Handle the Graceful Shutdown Signal

var server = app.listen(PORT, function() {
  console.log("Worker " + process.pid + " listening on port " + PORT);

  // Tell PM2 this process is ready
  if (process.send) {
    process.send("ready");
  }
});

process.on("SIGINT", function() {
  console.log("Worker " + process.pid + " shutting down...");

  server.close(function() {
    console.log("Worker " + process.pid + " closed all connections");
    process.exit(0);
  });

  // Force shutdown after timeout
  setTimeout(function() {
    console.error("Worker " + process.pid + " forced exit after timeout");
    process.exit(1);
  }, 10000);
});

Combined with wait_ready: true and listen_timeout: 10000 in your ecosystem file, this ensures PM2 does not route traffic to a process that has not finished initializing, and does not kill a process that is in the middle of draining connections.

Catch Unhandled Rejections

Unhandled promise rejections terminate the process in Node.js v16+. Catch them to at least get a useful log entry before the crash:

process.on("unhandledRejection", function(reason, promise) {
  console.error("Unhandled Rejection at:", promise, "reason:", reason);
  // Let the process crash — PM2 will restart it
  // But now you have a log entry to debug
  process.exit(1);
});

Quick Reference: Ecosystem Config for Crash Resilience

Here is a production ecosystem file with every restart-related setting annotated:

module.exports = {
  apps: [{
    name: "my-api",
    script: "./app.js",
    cwd: "/home/deploy/my-api",

    // Cluster across all cores
    instances: "max",
    exec_mode: "cluster",

    // Restart behavior
    min_uptime: "10s",           // Process must run 10s to count as "stable"
    max_restarts: 10,            // Give up after 10 unstable restarts
    restart_delay: 4000,         // Wait 4s between restarts
    exp_backoff_restart_delay: 100, // Or use exponential backoff (overrides restart_delay)
    autorestart: true,           // Set to false for one-shot scripts

    // Graceful shutdown
    kill_timeout: 15000,         // 15s to shut down before SIGKILL
    listen_timeout: 10000,       // 10s to start before considered failed
    wait_ready: true,            // Wait for process.send('ready') signal
    shutdown_with_message: false,

    // Memory safety net
    max_memory_restart: "500M",
    node_args: "--max-old-space-size=512",

    // Logging
    error_file: "./logs/error.log",
    out_file: "./logs/out.log",
    merge_logs: true,
    log_date_format: "YYYY-MM-DD HH:mm:ss.SSS",

    // Environment
    env_production: {
      NODE_ENV: "production",
      PORT: 8080
    }
  }]
};

Start it:

pm2 delete my-api
pm2 start ecosystem.config.js --env production
pm2 save

When Unstable Restarts Are Actually Correct Behavior

Not every "too many unstable restarts" is a bug. PM2 is doing the right thing in these scenarios:

Your script is a one-time job. Migration scripts, build scripts, and cron-like tasks exit after completing. Use autorestart: false or run them with pm2 start script.js --no-autorestart.
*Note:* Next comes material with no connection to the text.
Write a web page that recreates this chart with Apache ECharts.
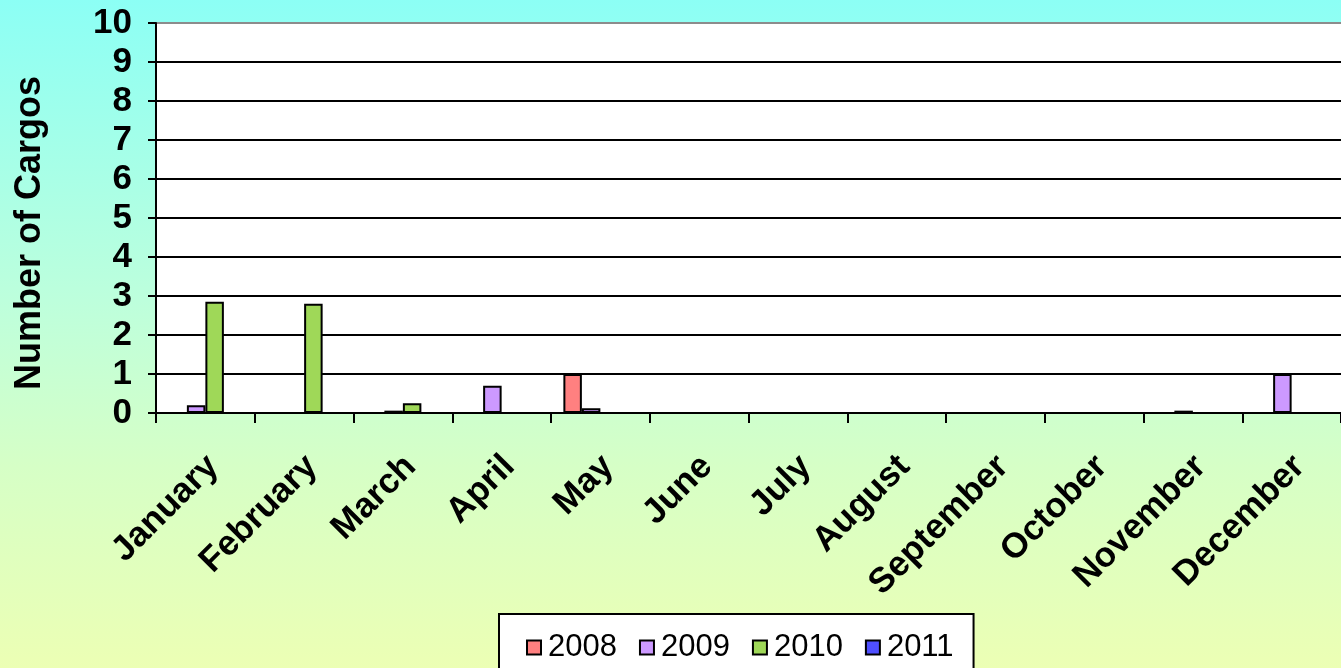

Your server is out of resources. If the OS is killing your process with SIGKILL because it ran out of memory or hit a process limit, PM2 restarts will keep failing. Fix the resource constraint first.
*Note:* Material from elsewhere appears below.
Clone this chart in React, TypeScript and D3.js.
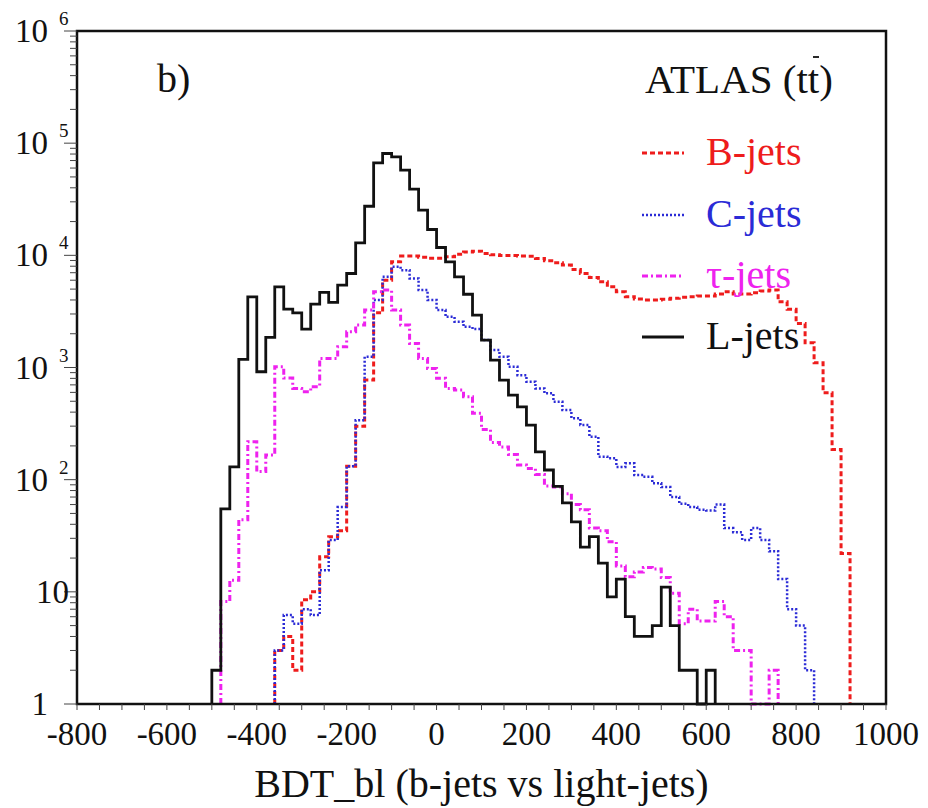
import React from "react";
import * as d3 from "d3";

// Histogram bins: lower edges start at -500, width 20
const BIN_START = -500;
const BIN_WIDTH = 20;

const lJets = [
  2, 55, 130, 1180, 4270, 916, 1855, 5240, 3315, 3070,
  2200, 3670, 4670, 3800, 5420, 6890, 12900, 27400, 66700, 80900,
  75500, 57400, 38900, 25300, 17000, 11750, 8750, 6430, 4500, 2930,
  1755, 1165, 772, 567, 446, 307, 177, 122, 87, 62,
  42, 25, 31, 18, 9, 13, 6, 4, 4, 5,
  11, 5, 2, 2, 0, 2, 0, 0, 0, 0,
  0, 0, 0, 0, 0, 0, 0, 0, 0, 0, 0,
];

const tauJets = [
  0, 8.2, 12.7, 44, 218, 118, 166, 1015, 805, 650,
  608, 675, 1205, 1205, 1530, 2080, 2390, 3250, 4730, 4900,
  3250, 2390, 1640, 1205, 982, 800, 650, 629, 548, 390,
  280, 215, 196, 168, 135, 126, 111, 88, 86, 75,
  60, 54, 37, 35, 28, 17, 13.6, 15, 16.5, 16,
  13.4, 9.7, 5.2, 7, 5.5, 5.5, 8.2, 6, 3, 3,
  0, 0, 2, 0, 0, 0, 0, 0, 0, 0, 0,
];

const cJets = [
  0, 0, 0, 0, 0, 0, 0, 3, 6.2, 5.2,
  7, 6.2, 15.6, 29, 57, 132, 338, 1245, 3990, 6430,
  7900, 7380, 6220, 4900, 3990, 3250, 2830, 2560, 2305, 2200,
  1755, 1430, 1245, 1015, 855, 746, 650, 588, 495, 417,
  352, 307, 241, 160, 155, 130, 140, 110, 106, 93,
  86, 70, 61, 57, 54, 53, 60, 37, 34, 29,
  37, 29, 23, 13, 7, 5, 2, 0, 0, 0, 0,
];

const bJets = [
  0, 0, 0, 0, 0, 0, 0, 3, 4, 2,
  8.5, 10, 20.5, 31, 35, 132, 300, 772, 3070, 6010,
  8750, 9840, 9840, 9600, 9400, 9400, 9700, 10200, 10700, 10900,
  10400, 10100, 9950, 9950, 9850, 9800, 9380, 8940, 8570, 8180,
  7480, 6890, 6350, 5800, 5240, 4730, 4270, 4070, 3990, 3990,
  4050, 4140, 4230, 4270, 4330, 4330, 4510, 4730, 4510, 4510,
  4630, 4800, 4900, 3850, 3300, 2470, 1660, 1100, 595, 186, 22,
];

const xTickValues = [-800, -600, -400, -200, 0, 200, 400, 600, 800, 1000];
const yDecades = [0, 1, 2, 3, 4, 5, 6];

const seriesNames = ["B-jets", "C-jets", "\u03c4-jets", "L-jets"];

const FONT = "'Liberation Serif', 'Times New Roman', 'DejaVu Serif', serif";

const L = 77, R = 886, T = 31, B = 704;

const x = d3.scaleLinear().domain([-800, 1000]).range([L, R]);
const y = d3.scaleLog().domain([1, 1e6]).range([B, T]);

function stepPath(vals: number[]): string {
  const first = vals.findIndex((v) => v > 0);
  let last = vals.length - 1;
  while (last >= 0 && !(vals[last] > 0)) last--;
  if (first < 0) return "";
  const p = d3.path();
  const e0 = BIN_START + first * BIN_WIDTH;
  p.moveTo(x(e0), y(1));
  for (let i = first; i <= last; i++) {
    const lo = BIN_START + i * BIN_WIDTH;
    const hi = lo + BIN_WIDTH;
    const v = Math.max(1, vals[i]);
    p.lineTo(x(lo), y(v));
    p.lineTo(x(hi), y(v));
  }
  p.lineTo(x(BIN_START + (last + 1) * BIN_WIDTH), y(1));
  return p.toString();
}

const styles = [
  { data: bJets, color: "#ee1c1c", dash: "5,3", width: 3 },
  { data: cJets, color: "#2b2bd6", dash: "2,2", width: 2.5 },
  { data: tauJets, color: "#ee22ee", dash: "6,3,2,3", width: 3 },
  { data: lJets, color: "#111111", dash: "", width: 2.8 },
];

export default function App() {
  const xMinor = d3.range(-800, 1001, 50);
  const yMinor: number[] = [];
  for (let d = 0; d < 6; d++) for (let k = 2; k <= 9; k++) yMinor.push(k * Math.pow(10, d));
  const legendY = [153, 215, 276, 337];
  const legendColors = ["#ee1c1c", "#2b2bd6", "#ee22ee", "#111111"];
  return (
    <svg
      width={928}
      height={808}
      style={{ position: "absolute", left: 0, top: 0, background: "#fff" }}
      fontFamily={FONT}
    >
      <rect x={0} y={0} width={928} height={808} fill="#fff" />
      {/* histograms */}
      {styles.map((s, i) => (
        <path
          key={i}
          d={stepPath(s.data)}
          fill="none"
          stroke={s.color}
          strokeWidth={s.width}
          strokeDasharray={s.dash || undefined}
        />
      ))}
      {/* frame */}
      <rect x={L} y={T} width={R - L} height={B - T} fill="none" stroke="#111" strokeWidth={2.5} />
      {/* x ticks */}
      {xMinor.map((v) => (
        <line key={"xm" + v} x1={x(v)} x2={x(v)} y1={B} y2={B + 6} stroke="#444" strokeWidth={1} />
      ))}
      {xTickValues.map((v) => (
        <text key={"xl" + v} x={x(v)} y={745} textAnchor="middle" fontSize={33} fill="#111">
          {v}
        </text>
      ))}
      {/* y ticks */}
      {yMinor.map((v) => (
        <line key={"ym" + v} x1={L - 7} x2={L} y1={y(v)} y2={y(v)} stroke="#444" strokeWidth={1} />
      ))}
      {yDecades.map((d) => (
        <line key={"yM" + d} x1={L - 13} x2={L} y1={y(Math.pow(10, d))} y2={y(Math.pow(10, d))} stroke="#444" strokeWidth={1} />
      ))}
      {yDecades.map((d) => {
        const yy = y(Math.pow(10, d));
        if (d === 0)
          return (
            <text key="yl0" x={48} y={yy + 11} textAnchor="end" fontSize={33} fill="#111">1</text>
          );
        if (d === 1)
          return (
            <text key="yl1" x={69} y={yy + 11} textAnchor="end" fontSize={33} fill="#111">10</text>
          );
        return (
          <g key={"yl" + d}>
            <text x={48} y={yy + 11} textAnchor="end" fontSize={33} fill="#111">10</text>
            <text x={59} y={yy - 6} fontSize={19} fill="#111">{d}</text>
          </g>
        );
      })}
      {/* axis title */}
      <text x={(L + R) / 2} y={797} textAnchor="middle" fontSize={40} fill="#111">
        BDT_bl (b-jets vs light-jets)
      </text>
      {/* panel label */}
      <text x={157} y={92} fontSize={40} fill="#111">b)</text>
      <text x={645} y={93} fontSize={41} fill="#111">ATLAS (tt)</text>
      <line x1={813} x2={819} y1={57} y2={57} stroke="#111" strokeWidth={1.8} />
      {/* legend */}
      {seriesNames.map((n, i) => (
        <g key={n}>
          <line
            x1={642}
            x2={684}
            y1={legendY[i]}
            y2={legendY[i]}
            stroke={legendColors[i]}
            strokeWidth={styles[i].width}
            strokeDasharray={styles[i].dash || undefined}
          />
          <text x={706} y={legendY[i] + 12} fontSize={40} fill={i === 3 ? "#111" : legendColors[i]}>
            {n}
          </text>
        </g>
      ))}
    </svg>
  );
}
An upstream service is down. If your app requires a database connection on startup and the database is unreachable, every restart attempt will fail. The exponential backoff strategy handles this gracefully. The fixed restart_delay approach also works but is less adaptive.

The goal is never to hide crashes. The goal is to distinguish between transient failures that PM2 should retry and fundamental startup errors that require human intervention. min_uptime, max_restarts, and exp_backoff_restart_delay are the three knobs that draw that line.